5. Discussion and Conclusion

It is suggested that the AI-based systems developed in recent years possess the potential to be employed in different fields of dentistry to help dental clinicians and practitioners in making precise diagnoses and providing accurate recommendations. However, AI is still unlikely to replace the dentist-patient relationship in the foreseeable future as humane elements are also of utmost importance in decision-making to manage dental care. The AI technologies are intended to support dental clinicians in reducing misdiagnosis and work synergistically with the unique abilities of dentists to provide enhanced, accessible care by taking away routine parts of dentists’ work.

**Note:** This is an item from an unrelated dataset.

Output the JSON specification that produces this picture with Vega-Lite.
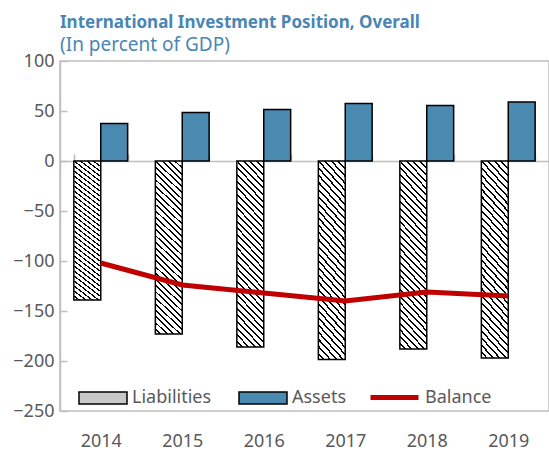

Artificial intelligence has contributed substantially to different subfields of dentistry over the past decade. This review discusses numerous applications of AI in periodontology, endodontics, orthodontics, restorative dentistry, and oral pathology including studies incorporating deep learning to effectively diagnose dental disease and plan treatments. However, the current evidence of AI is still sparse due to limitations in terms of dataset availability, size, performance, and generalizability. This study highlights the limitations of the relevant studies and provides future directions which may have a positive impact on the future application of AI-based networks within dentistry. This review indicates that more flexible systems are needed to reach human-level performance and increase the reliability of AI-based clinical decision support systems in dental practice.